SparkSql中生成DataFrame的四种方式:
方式一:
定义一个case class类,将其作为RDD中的存储类型,然后导包import spark.implicts._ 最后直接调用RDD的方法即:toDF方法即可生成DataFrame,代码如下:
import org.apache.spark.rdd.RDD
import org.apache.spark.sql.{DataFrame, SparkSession}
object DataFrameDemo1 {
def main(args: Array[String]): Unit = {
val spark: SparkSession = SparkSession.builder().appName(this.getClass.getSimpleName).master("local[*]").getOrCreate()
val rdd: RDD[String] = spark.sparkContext.parallelize(List("xiaohong 19 90", "xiaozhang 20 90", "huahua 21 99"))
val boyRdd: RDD[Boy] = rdd.map(line => {
val fields: Array[String] = line.split(" ")
Boy(fields(0), fields(1).toInt, fields(2).toInt)
})
import spark.implicits._
val dataFrame: DataFrame = boyRdd.toDF()
dataFrame.createTempView("v_boy")
dataFrame.show()
spark.stop()
}
}
case class Boy(name:String,age:Int,score:Int)
方式二
使用SparkSession中的方法createDataFrame,此方法为重载方法,方式二使用的这个重载方法里面需要传入两个参数,参数一:rowRDD,RDD中存储的类型为Row类型,参数二:schema,类型为StructType,代码如下:
import org.apache.spark.rdd.RDD
import org.apache.spark.sql.types.{IntegerType, StringType, StructField, StructType}
import org.apache.spark.sql.{DataFrame, Row, SparkSession}
/*
获取dataframe的两种方式
1 关联case class
2 RDD+Schema
*/
object DataFrameDemo2 {
def main(args: Array[String]): Unit = {
val spark: SparkSession = SparkSession.builder().appName(this.getClass.getSimpleName).master("local[*]").getOrCreate()

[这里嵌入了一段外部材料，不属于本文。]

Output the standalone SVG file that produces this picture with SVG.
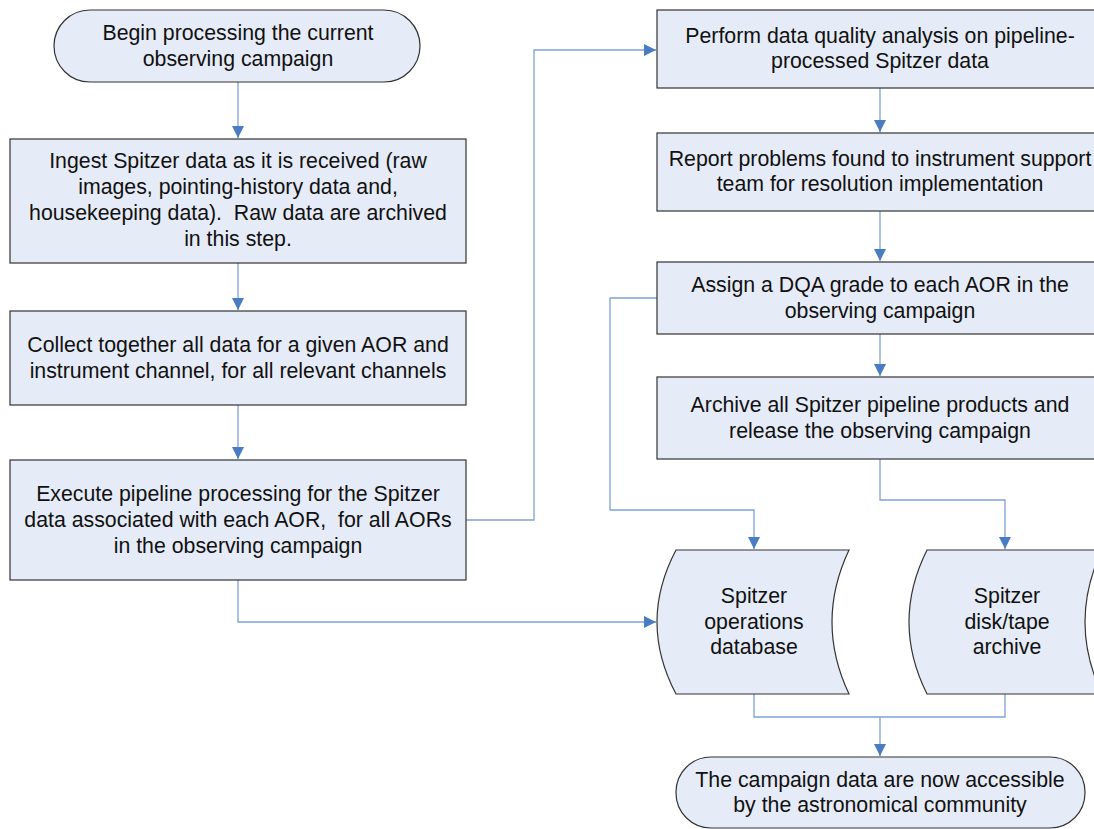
<svg xmlns="http://www.w3.org/2000/svg" width="1094" height="829" viewBox="0 0 1094 829">
<defs>
<style>
.n{fill:#E6ECF7;stroke:#333;stroke-width:1.2}
.t{font-family:"Liberation Sans",Arial,sans-serif;font-size:21.3px;fill:#111;text-anchor:middle;white-space:pre}
.c{fill:none;stroke:#7EA2D6;stroke-width:1.3}
.a{fill:none;stroke:#7EA2D6;stroke-width:1.3;marker-end:url(#ah)}
</style>
<marker id="ah" markerUnits="userSpaceOnUse" markerWidth="14" markerHeight="14" viewBox="0 0 14 14" refX="13" refY="7" orient="auto">
<path d="M1,1 L13,7 L1,13 Z" fill="#4A7CC4"/>
</marker>
</defs>
<rect width="1094" height="829" fill="#fff"/>
<g id="connectors">
<path class="a" d="M238,82 V138"/>
<path class="a" d="M238,263 V310"/>
<path class="a" d="M238,405 V459"/>
<path class="a" d="M466,520 H534 V50 H656"/>
<path class="a" d="M238,580 V622 H656"/>
<path class="a" d="M880,88 V132"/>
<path class="a" d="M880,211 V261"/>
<path class="a" d="M880,334 V376"/>
<path class="a" d="M657,298 H610 V510 H754 V549"/>
<path class="a" d="M880,459 V500 H1005 V549"/>
<path class="c" d="M754,694 V717 H1005 V694"/>
<path class="a" d="M880,717 V756"/>
</g>
<g id="start">
<rect class="n" x="54" y="10" width="366" height="72" rx="36" ry="36"/>
<text class="t" x="238" y="40">Begin processing the current</text>
<text class="t" x="238" y="66">observing campaign</text>
</g>
<g id="ingest">
<rect class="n" x="10" y="139" width="456" height="124"/>
<text class="t" x="238" y="168">Ingest Spitzer data as it is received (raw</text>
<text class="t" x="238" y="194">images, pointing-history data and,</text>
<text class="t" x="238" y="220" xml:space="preserve">housekeeping data).  Raw data are archived</text>
<text class="t" x="238" y="246">in this step.</text>
</g>
<g id="collect">
<rect class="n" x="10" y="311" width="456" height="94"/>
<text class="t" x="238" y="352">Collect together all data for a given AOR and</text>
<text class="t" x="238" y="378">instrument channel, for all relevant channels</text>
</g>
<g id="execute">
<rect class="n" x="10" y="460" width="456" height="120"/>
<text class="t" x="238" y="501">Execute pipeline processing for the Spitzer</text>
<text class="t" x="238" y="527" xml:space="preserve">data associated with each AOR,  for all AORs</text>
<text class="t" x="238" y="553">in the observing campaign</text>
</g>
<g id="dqa">
<rect class="n" x="657" y="10" width="446" height="78"/>
<text class="t" x="880" y="43">Perform data quality analysis on pipeline-</text>
<text class="t" x="880" y="68">processed Spitzer data</text>
</g>
<g id="report">
<rect class="n" x="657" y="133" width="446" height="78"/>
<text class="t" x="880" y="166">Report problems found to instrument support</text>
<text class="t" x="880" y="191">team for resolution implementation</text>
</g>
<g id="grade">
<rect class="n" x="657" y="262" width="446" height="72"/>
<text class="t" x="880" y="292">Assign a DQA grade to each AOR in the</text>
<text class="t" x="880" y="318">observing campaign</text>
</g>
<g id="archive">
<rect class="n" x="657" y="377" width="446" height="82"/>
<text class="t" x="880" y="412">Archive all Spitzer pipeline products and</text>
<text class="t" x="880" y="438">release the observing campaign</text>
</g>
<g id="opsdb">
<path class="n" d="M676,550 L849,550 Q815,622 849,694 L676,694 Q638,622 676,550 Z"/>
<text class="t" x="754" y="603">Spitzer</text>
<text class="t" x="754" y="629">operations</text>
<text class="t" x="754" y="654">database</text>
</g>
<g id="tape">
<path class="n" d="M927,550 L1102,550 Q1068,622 1102,694 L927,694 Q891,622 927,550 Z"/>
<text class="t" x="1007" y="603">Spitzer</text>
<text class="t" x="1007" y="629">disk/tape</text>
<text class="t" x="1007" y="654">archive</text>
</g>
<g id="end">
<rect class="n" x="676" y="757" width="409" height="71" rx="35" ry="35"/>
<text class="t" x="880" y="787">The campaign data are now accessible</text>
<text class="t" x="880" y="812">by the astronomical community</text>
</g>
</svg>
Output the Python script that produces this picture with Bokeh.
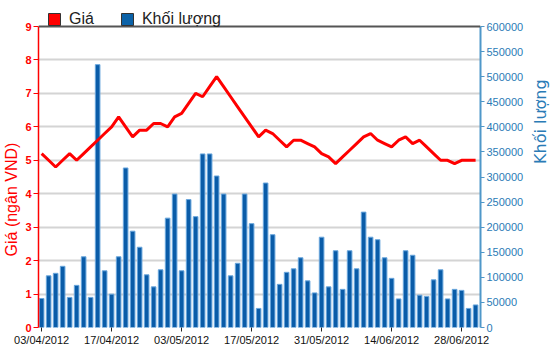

val rdd: RDD[String] = spark.sparkContext.parallelize(List("xiaohong 19 90", "xiaozhang 20 90", "huahua 21 99"))
val rowRdd: RDD[Row] = rdd.map(line => {
val fields: Array[String] = line.split(" ")
Row(fields(0), fields(1).toInt, fields(2).toInt)
})
val schema = StructType(
List(
StructField("name",StringType),
StructField("age",IntegerType),
StructField("score",IntegerType)
)
)
val dataFrame: DataFrame = spark.createDataFrame(rowRdd, schema)
dataFrame.show()
spark.stop()
}
}
方式三:
RDD中存放的类型为元组,导包(import spark.implicits._)后可以直接调用toDF方法,生成DataFrame,代码如下:
import org.apache.spark.rdd.RDD
import org.apache.spark.sql.{DataFrame, SparkSession}
object DataFrameDemo3 {
def main(args: Array[String]): Unit = {
val spark: SparkSession = SparkSession.builder().appName(this.getClass.getSimpleName).master("local[*]").getOrCreate()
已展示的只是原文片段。